ポストコロナ禍の移住、ポイントは
「ライフスタイルを変える移住」か「変えない移住」か
移住相談者は40代以下で全体の74.1%
コロナ禍によって、若者の地方移住に対する見方や考え方が変わってきているのではないか。こんな仮説をぶつけるため、ふるさ回帰支援センターで副事務局長を務め、市民協働のまちづくりを専門としている稲垣文彦さんに「20代、30代の移住観」について話を聞きました。
2020年の1年間、地方移住の相談を受け付ける「ふるさと回帰支援センター(東京)」での移住相談者の年代は20代以下が全年代の19.9%、30代は過去最高の30.5%になりました。さらにこれに40代を加えると、40代以下で相談者全体の74.1%に達し、過去最高の割合になりました。
かつては移住というと、「定年を迎えたシニア世代が第二の人生をゆったりと過ごす」というイメージもありましたが、次第に若い人たちが検討する機会も増え、さらに子育て世代の移住希望者が多くなっています。
移住を希望する地域に変化も
希望の地域では、県庁所在地など「地方都市」が68.5%と最も多くなっていますが、「農村」(22%)、「山村」(15.6%)を希望する人も少なくありません。また、希望する就労形態では「就職」が68.9%と最も多く、「農業」13.3%、「自営業(新規)」13.5%と続いています。
2020年度の傾向で特徴的だったのが相談者の希望地域についてです。例年人気の静岡県、山梨県、長野県といった地域に加え、神奈川県や群馬県、茨城県が上位に入りました。コロナ禍以前にはなかった新しい傾向です。これは、首都圏に勤務する人たちがコロナ禍で在宅勤務になったことが影響していると思われます。これまで「職場へのアクセス(の良さ)」を重視していた層が、同じ家賃で「もう一部屋増えるなら」と引っ越しに近い感覚で移住を検討したということではないでしょうか。移住しても、新幹線などで2時間以内にすぐに会社がある東京に移動できる。そういう意味で関東人気が高くなりました。
「ワーク・ライフ・バランス」と「地域貢献」
コロナ禍においては「テレワーク移住」や「ワーケーション」といった移住に関する新しいワードが聞かれるようになりました。首都圏に勤務する人たちがコロナ禍で在宅勤務となり、引っ越しに近い感覚で移住を検討するという、新たな移住のスタイルと言えるでしょう。その一方で、首都圏からは距離のある農村・山村を抱える自治体の移住相談担当者と話をすると、最近の移住相談におけるキーワードが浮かび上がってきました。それは、「ワーク・ライフ・バランス」、「地域貢献」などです。
この「ワーク・ライフ・バランス」と「地域貢献」をそれぞれ縦軸と横軸に取り、整理してみました。
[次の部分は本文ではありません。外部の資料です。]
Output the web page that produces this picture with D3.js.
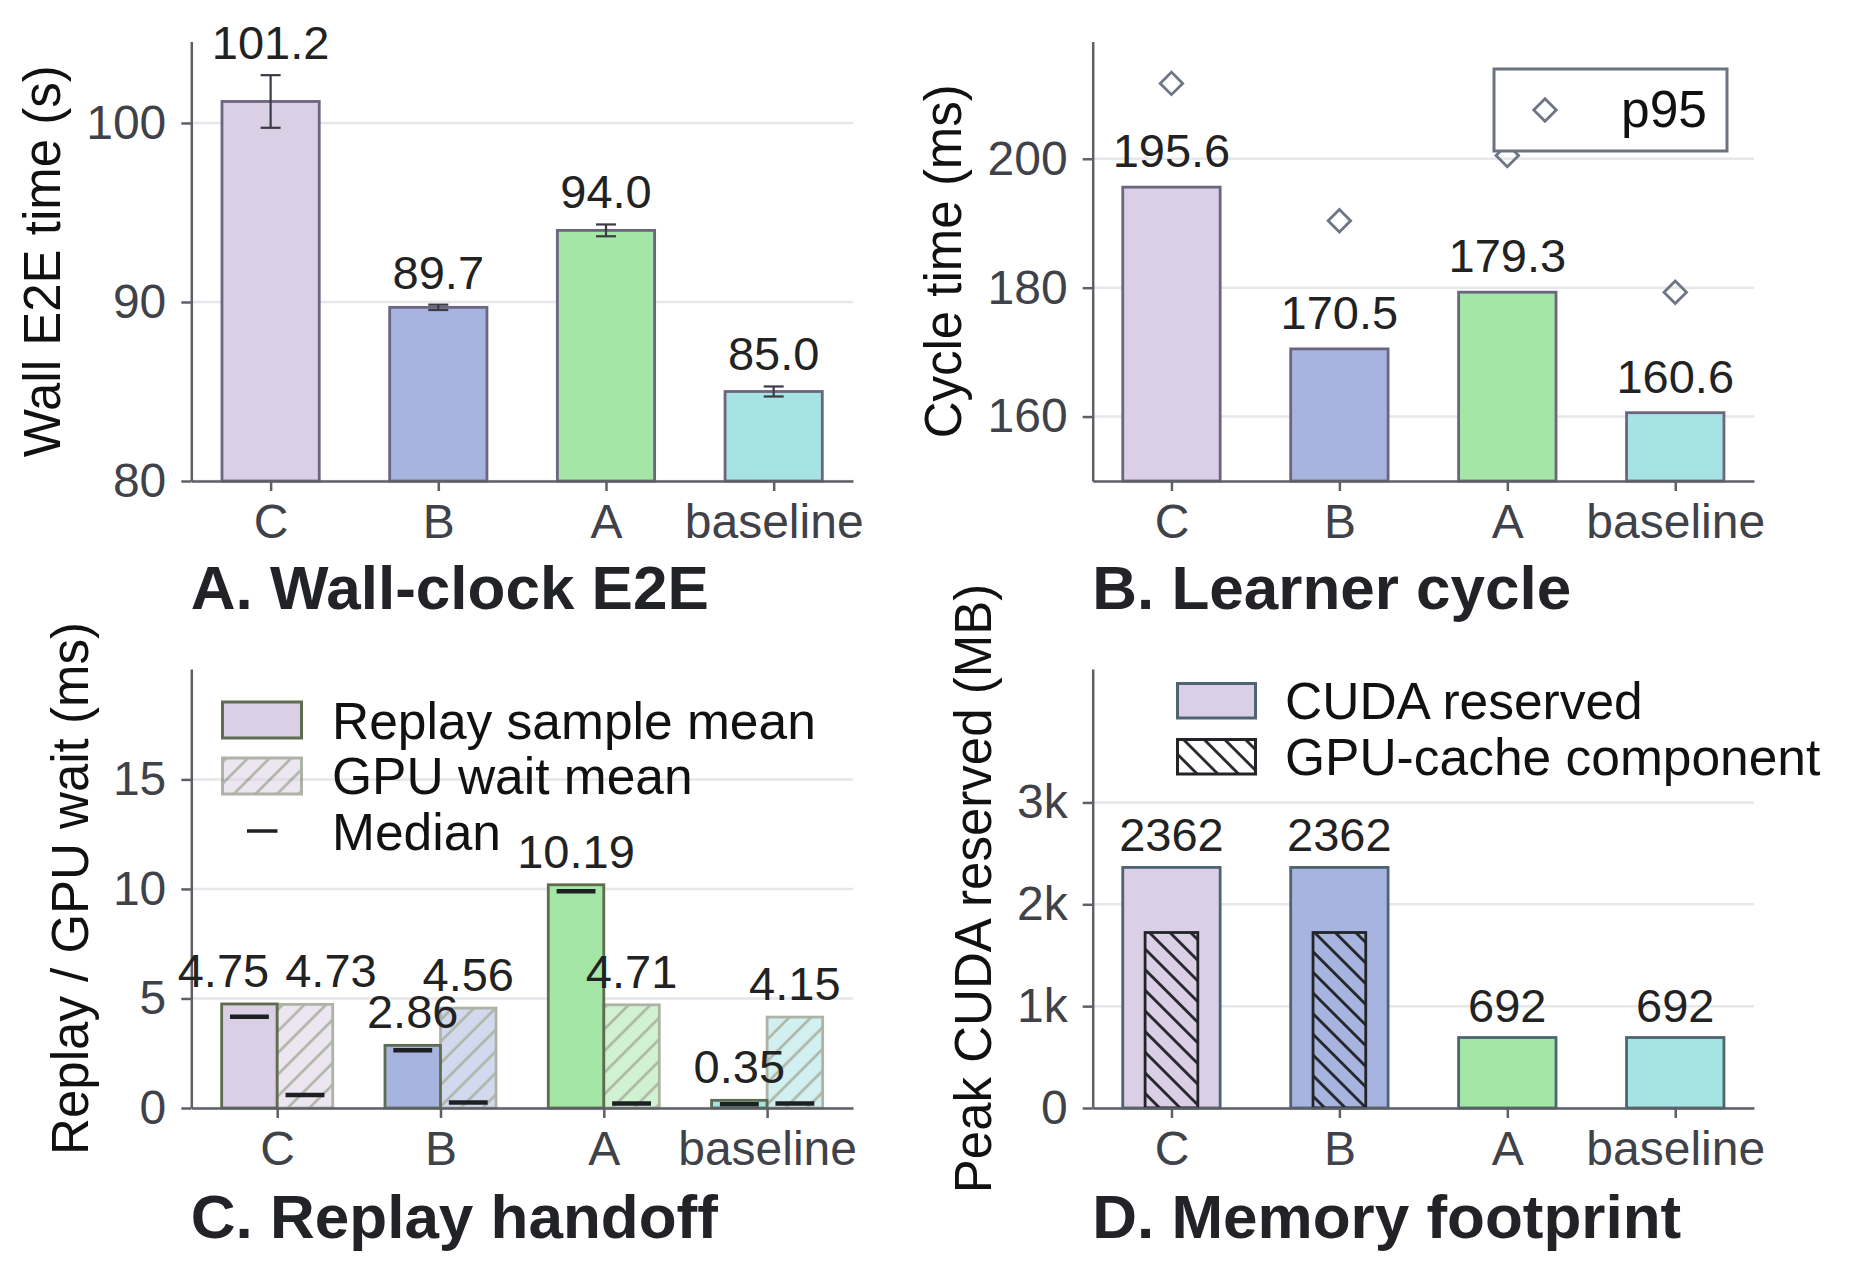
<!DOCTYPE html>
<html><head><meta charset="utf-8">
<script src="https://cdn.jsdelivr.net/npm/d3@7"></script>
<style>
html,body{margin:0;padding:0;background:#fff;}
svg{display:block;font-family:"Liberation Sans",Arial,Helvetica,sans-serif;}
</style></head><body>
<svg id="chart" width="1871" height="1276"></svg>
<script>
// ---------------- DATA ----------------
const categories = ["C", "B", "A", "baseline"];
const barColors = ["#dbcfe5", "#a7b4df", "#a3e6a6", "#a6e3e3"];

// Panel A: Wall-clock E2E
const wallMean = [101.2, 89.7, 94.0, 85.0];
const wallErr = [1.47, 0.15, 0.33, 0.28];
const wallTicks = [80, 90, 100];

// Panel B: Learner cycle
const cycleMean = [195.6, 170.5, 179.3, 160.6];
const cycleP95 = [211.7, 190.4, 200.5, 179.3];
const cycleTicks = [160, 180, 200];

// Panel C: Replay handoff
const replayMean = [4.75, 2.86, 10.19, 0.35];
const replayMedian = [4.17, 2.64, 9.90, 0.17];
const gpuWaitMean = [4.73, 4.56, 4.71, 4.15];
const gpuWaitMedian = [0.59, 0.25, 0.21, 0.21];
const handoffTicks = [0, 5, 10, 15];

// Panel D: Memory footprint
const cudaReserved = [2362, 2362, 692, 692];
const gpuCacheComponent = [1723, 1723, 0, 0];
const memTicks = [0, 1000, 2000, 3000];
const memTickLabels = ["0", "1k", "2k", "3k"];

// ---------------- STYLE ----------------
const SPINE = "#5e6068", GRID = "#e6e6eb", TICKTXT = "#3f4249", VALTXT = "#222222", TITLE = "#222326";
const FS_TICK = 48, FS_VAL = 47, FS_YLAB = 51, FS_LEG = 51.5, FS_TITLE = 62;

const svg = d3.select("#chart");
const defs = svg.append("defs");

function hatch(id, angle, spacing, color, width) {
  const p = defs.append("pattern").attr("id", id)
    .attr("patternUnits", "userSpaceOnUse")
    .attr("width", spacing).attr("height", spacing)
    .attr("patternTransform", `rotate(${angle})`);
  p.append("line").attr("x1", spacing / 2).attr("x2", spacing / 2)
    .attr("y1", -1).attr("y2", spacing + 1)
    .attr("stroke", color).attr("stroke-width", width);
}
hatch("hatchFwd", 45, 15.3, "#5e6c4f", 2.6);
hatch("hatchBack", -45, 14.6, "#222428", 2.8);

const layers = {};
["grid", "marks", "axes", "text"].forEach(k => layers[k] = svg.append("g"));

function panel(cfg) {
  const x = d3.scalePoint().domain(categories).range([cfg.x0, cfg.x1]).padding(cfg.pad);
  const y = d3.scaleLinear().domain(cfg.yDomain).range([cfg.yBot, cfg.yTop]);
  layers.grid.selectAll(null).data(cfg.ticks).enter().append("line")
    .attr("x1", cfg.x0).attr("x2", cfg.x1)
    .attr("y1", d => y(d)).attr("y2", d => y(d))
    .attr("stroke", GRID).attr("stroke-width", 2.5);
  const ya = d3.axisLeft(y).tickValues(cfg.ticks).tickSize(10).tickSizeOuter(0).tickPadding(15)
    .tickFormat(cfg.fmt || (d => d));
  const gy = layers.axes.append("g").attr("transform", `translate(${cfg.x0},0)`).call(ya);
  const xa = d3.axisBottom(x).tickSize(10).tickSizeOuter(0).tickPadding(13);
  const gx = layers.axes.append("g").attr("transform", `translate(0,${cfg.yBot})`).call(xa);
  [gx, gy].forEach(g => {
    g.attr("color", SPINE).attr("font-family", null).attr("font-size", FS_TICK);
    g.selectAll("path.domain").attr("stroke-width", 2.5);
    g.selectAll(".tick line").attr("stroke-width", 2.5);
    g.selectAll(".tick text").attr("fill", TICKTXT);
  });
  layers.text.append("text")
    .attr("transform", `translate(${cfg.ylabX},${(cfg.yTop + cfg.yBot) / 2}) rotate(-90)`)
    .attr("text-anchor", "middle").attr("font-size", FS_YLAB).attr("fill", "#111")
    .text(cfg.ylabel);
  layers.text.append("text").attr("x", cfg.x0 - 0.5).attr("y", cfg.titleY)
    .attr("font-size", FS_TITLE).attr("font-weight", "bold").attr("fill", TITLE)
    .text(cfg.title);
  return { x, y, step: x.step() };
}

// ---------------- PANEL A ----------------
{
  const p = panel({ x0: 191.3, x1: 853, yTop: 41.5, yBot: 481, pad: 0.473,
    yDomain: [80, 104.55], ticks: wallTicks, ylabel: "Wall E2E time (s)", ylabX: 60,
    title: "A. Wall-clock E2E", titleY: 608.5 });
  const bw = 0.58 * p.step;
  const idx = d3.range(categories.length);
  layers.marks.selectAll(null).data(idx).enter().append("rect")
    .attr("x", i => p.x(categories[i]) - bw / 2).attr("width", bw)
    .attr("y", i => p.y(wallMean[i])).attr("height", i => p.y(80) - p.y(wallMean[i]))
    .attr("fill", i => barColors[i]).attr("stroke", "#6c6580").attr("stroke-width", 2.8);
  const eg = layers.marks.selectAll(null).data(idx).enter().append("g")
    .attr("stroke", "#3a3b44").attr("stroke-width", 2.2);
  eg.append("line").attr("x1", i => p.x(categories[i])).attr("x2", i => p.x(categories[i]))
    .attr("y1", i => p.y(wallMean[i] - wallErr[i])).attr("y2", i => p.y(wallMean[i] + wallErr[i]));
  [-1, 1].forEach(s => {
    eg.append("line").attr("x1", i => p.x(categories[i]) - 10).attr("x2", i => p.x(categories[i]) + 10)
      .attr("y1", i => p.y(wallMean[i] + s * wallErr[i])).attr("y2", i => p.y(wallMean[i] + s * wallErr[i]));
  });
  layers.text.selectAll(null).data(idx).enter().append("text")
    .attr("x", i => p.x(categories[i])).attr("y", i => p.y(wallMean[i] + wallErr[i]) - 16)
    .attr("text-anchor", "middle").attr("font-size", FS_VAL).attr("fill", VALTXT)
    .text(i => wallMean[i].toFixed(1));
}

// ---------------- PANEL B ----------------
{
  const p = panel({ x0: 1092.7, x1: 1754, yTop: 41.5, yBot: 481, pad: 0.469,
    yDomain: [150, 218.2], ticks: cycleTicks, ylabel: "Cycle time (ms)", ylabX: 961,
    title: "B. Learner cycle", titleY: 608.5 });
  const bw = 0.58 * p.step;
  const idx = d3.range(categories.length);
  layers.marks.selectAll(null).data(idx).enter().append("rect")
    .attr("x", i => p.x(categories[i]) - bw / 2).attr("width", bw)
    .attr("y", i => p.y(cycleMean[i])).attr("height", i => p.y(150) - p.y(cycleMean[i]))
    .attr("fill", i => barColors[i]).attr("stroke", "#6c6580").attr("stroke-width", 2.8);
  const diamond = d3.symbol(d3.symbolSquare, 253);
  layers.marks.selectAll(null).data(idx).enter().append("path")
    .attr("d", diamond)
    .attr("transform", i => `translate(${p.x(categories[i])},${p.y(cycleP95[i])}) rotate(45)`)
    .attr("fill", "none").attr("stroke", "#6e7685").attr("stroke-width", 2.8);
  layers.text.selectAll(null).data(idx).enter().append("text")
    .attr("x", i => p.x(categories[i])).attr("y", i => p.y(cycleMean[i]) - 20)
    .attr("text-anchor", "middle").attr("font-size", FS_VAL).attr("fill", VALTXT)
    .text(i => cycleMean[i].toFixed(1));
  const lg = layers.text.append("g");
  lg.append("rect").attr("x", 1494).attr("y", 69).attr("width", 233).attr("height", 82)
    .attr("fill", "#fff").attr("stroke", "#6b7280").attr("stroke-width", 3);
  lg.append("path").attr("d", diamond).attr("transform", "translate(1545,110) rotate(45)")
    .attr("fill", "none").attr("stroke", "#6e7685").attr("stroke-width", 2.8);
  lg.append("text").attr("x", 1621).attr("y", 127).attr("font-size", FS_LEG).attr("fill", "#111").text("p95");
}

// ---------------- PANEL C ----------------
{
  const p = panel({ x0: 191.3, x1: 853, yTop: 669, yBot: 1108, pad: 0.526,
    yDomain: [0, 20.04], ticks: handoffTicks, ylabel: "Replay / GPU wait (ms)", ylabX: 88,
    title: "C. Replay handoff", titleY: 1237.5 });
  const bw = 0.34 * p.step;
  const idx = d3.range(categories.length);
  const OLIVE = "#5e6c4f";
  layers.marks.selectAll(null).data(idx).enter().append("rect")
    .attr("x", i => p.x(categories[i]) - bw).attr("width", bw)
    .attr("y", i => p.y(replayMean[i])).attr("height", i => p.y(0) - p.y(replayMean[i]))
    .attr("fill", i => barColors[i]).attr("stroke", OLIVE).attr("stroke-width", 2.8);
  const gg = layers.marks.selectAll(null).data(idx).enter().append("g").attr("opacity", 0.5);
  gg.append("rect").attr("x", i => p.x(categories[i])).attr("width", bw)
    .attr("y", i => p.y(gpuWaitMean[i])).attr("height", i => p.y(0) - p.y(gpuWaitMean[i]))
    .attr("fill", i => barColors[i]);
  gg.append("rect").attr("x", i => p.x(categories[i])).attr("width", bw)
    .attr("y", i => p.y(gpuWaitMean[i])).attr("height", i => p.y(0) - p.y(gpuWaitMean[i]))
    .attr("fill", "url(#hatchFwd)").attr("stroke", OLIVE).attr("stroke-width", 2.8);
  const mw = 0.7 * bw;
  layers.marks.selectAll(null).data(idx).enter().append("line")
    .attr("x1", i => p.x(categories[i]) - bw / 2 - mw / 2).attr("x2", i => p.x(categories[i]) - bw / 2 + mw / 2)
    .attr("y1", i => p.y(replayMedian[i])).attr("y2", i => p.y(replayMedian[i]))
    .attr("stroke", "#1f2024").attr("stroke-width", 4.5);
  layers.marks.selectAll(null).data(idx).enter().append("line")
    .attr("x1", i => p.x(categories[i]) + bw / 2 - mw / 2).attr("x2", i => p.x(categories[i]) + bw / 2 + mw / 2)
    .attr("y1", i => p.y(gpuWaitMedian[i])).attr("y2", i => p.y(gpuWaitMedian[i]))
    .attr("stroke", "#1f2024").attr("stroke-width", 4.5);
  idx.forEach(i => {
    const cx = p.x(categories[i]);
    const a = { x: cx - bw / 2, y: p.y(replayMean[i]) - 17, t: replayMean[i].toFixed(2) };
    const b = { x: cx + bw / 2, y: p.y(gpuWaitMean[i]) - 17, t: gpuWaitMean[i].toFixed(2) };
    const ta = layers.text.append("text").attr("x", a.x).attr("y", a.y).attr("text-anchor", "middle")
      .attr("font-size", FS_VAL).attr("fill", VALTXT).text(a.t);
    const tb = layers.text.append("text").attr("x", b.x).attr("y", b.y).attr("text-anchor", "middle")
      .attr("font-size", FS_VAL).attr("fill", VALTXT).text(b.t);
    if (Math.abs(a.y - b.y) < 20) {
      const need = (ta.node().getComputedTextLength() + tb.node().getComputedTextLength()) / 2 + 16;
      const have = b.x - a.x;
      if (have < need) {
        const s = (need - have) / 2;
        ta.attr("x", a.x - s); tb.attr("x", b.x + s);
      }
    }
  });
  const lg = layers.text.append("g");
  lg.append("rect").attr("x", 222.5).attr("y", 702).attr("width", 79).attr("height", 36)
    .attr("fill", barColors[0]).attr("stroke", OLIVE).attr("stroke-width", 3);
  const l2 = lg.append("g").attr("opacity", 0.5);
  l2.append("rect").attr("x", 222.5).attr("y", 758).attr("width", 79).attr("height", 36).attr("fill", barColors[0]);
  l2.append("rect").attr("x", 222.5).attr("y", 758).attr("width", 79).attr("height", 36)
    .attr("fill", "url(#hatchFwd)").attr("stroke", OLIVE).attr("stroke-width", 3);
  lg.append("line").attr("x1", 247).attr("x2", 277.5).attr("y1", 831).attr("y2", 831)
    .attr("stroke", "#1f2024").attr("stroke-width", 3.5);
  [["Replay sample mean", 738.5], ["GPU wait mean", 794], ["Median", 849.5]].forEach(([t, yy]) =>
    lg.append("text").attr("x", 332).attr("y", yy).attr("font-size", FS_LEG).attr("fill", "#111").text(t));
}

// ---------------- PANEL D ----------------
{
  const p = panel({ x0: 1092.7, x1: 1754, yTop: 669, yBot: 1108, pad: 0.469,
    yDomain: [0, 4310], ticks: memTicks, fmt: (d, i) => memTickLabels[i],
    ylabel: "Peak CUDA reserved (MB)", ylabX: 991, title: "D. Memory footprint", titleY: 1237.5 });
  const bw = 0.58 * p.step, iw = 0.314 * p.step;
  const idx = d3.range(categories.length);
  const SLATE = "#4e6472";
  layers.marks.selectAll(null).data(idx).enter().append("rect")
    .attr("x", i => p.x(categories[i]) - bw / 2).attr("width", bw)
    .attr("y", i => p.y(cudaReserved[i])).attr("height", i => p.y(0) - p.y(cudaReserved[i]))
    .attr("fill", i => barColors[i]).attr("stroke", SLATE).attr("stroke-width", 2.8);
  layers.marks.selectAll(null).data(idx.filter(i => gpuCacheComponent[i] > 0)).enter().append("rect")
    .attr("x", i => p.x(categories[i]) - iw / 2).attr("width", iw)
    .attr("y", i => p.y(gpuCacheComponent[i])).attr("height", i => p.y(0) - p.y(gpuCacheComponent[i]))
    .attr("fill", "url(#hatchBack)").attr("stroke", "#222428").attr("stroke-width", 2.8);
  layers.text.selectAll(null).data(idx).enter().append("text")
    .attr("x", i => p.x(categories[i])).attr("y", i => p.y(cudaReserved[i]) - 16)
    .attr("text-anchor", "middle").attr("font-size", FS_VAL).attr("fill", VALTXT)
    .text(i => d3.format("d")(cudaReserved[i]));
  const lg = layers.text.append("g");
  lg.append("rect").attr("x", 1177.5).attr("y", 683.5).attr("width", 78).attr("height", 34.5)
    .attr("fill", barColors[0]).attr("stroke", SLATE).attr("stroke-width", 3);
  lg.append("rect").attr("x", 1177.5).attr("y", 739.5).attr("width", 78).attr("height", 34.5)
    .attr("fill", "#fff");
  lg.append("rect").attr("x", 1177.5).attr("y", 739.5).attr("width", 78).attr("height", 34.5)
    .attr("fill", "url(#hatchBack)").attr("stroke", "#222428").attr("stroke-width", 3);
  [["CUDA reserved", 719], ["GPU-cache component", 775]].forEach(([t, yy]) =>
    lg.append("text").attr("x", 1285).attr("y", yy).attr("font-size", FS_LEG).attr("fill", "#111").text(t));
}
</script>
</body></html>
「ワーク・ライフ・バランス」は“ライフスタイル”と言い換え、ライフスタイルの変化度合いを表します。横軸の「地域貢献」は、“地域(人)との関わり(つながり)”と言い換え、その度合いを表します。
この中に相談者のニーズと希望する地域類型を入れ込むと、「地方都市(市街地)」や「農村や山村」を(表3)のように置くことができます。先ほど挙げた「コロナ禍で在宅勤務が増え、職場へのアクセスを重視していた層がもう一部屋の余裕を求めて移住を検討する」のは地方都市(市街地)での生活に該当すると思いますが、あまりライフスタイルの変化そのものには大きな変化を求めていないように思います。他方で、地域(人)との関わり(つながり)を重視する農村や山村での生活では、これまでの便利な都市生活から大きくライフスタイルを変えることになります。
移住そのものに出てきた多様性
最近では、「都市で消費するばかりの生活に飽きてしまい、地方で何か生産に関わりたい」といった若者の声も少なからず聞くようになりました。移住を検討する際はライフスタイルだけでなく、地域環境に対する考え方や価値観も大きく関わっています。
これは移住そのものに多様性が出てきたということだと思います。少し前まで、移住とは「地方移住」のことであり、仕事も変え、ライフスタイルも変えなければならないような大がかりなことでした。いまは、関東近県や今の生活とあまり変わらない地方都市への移住など、選択肢が増えました。もちろんこの中間にポジショニングするような移住の形や移住先もあり、その間にはグラデーションがあると思います。自分のライフスタイルや幸せに合った、しなやかな思考が必要とされていると言えるでしょう。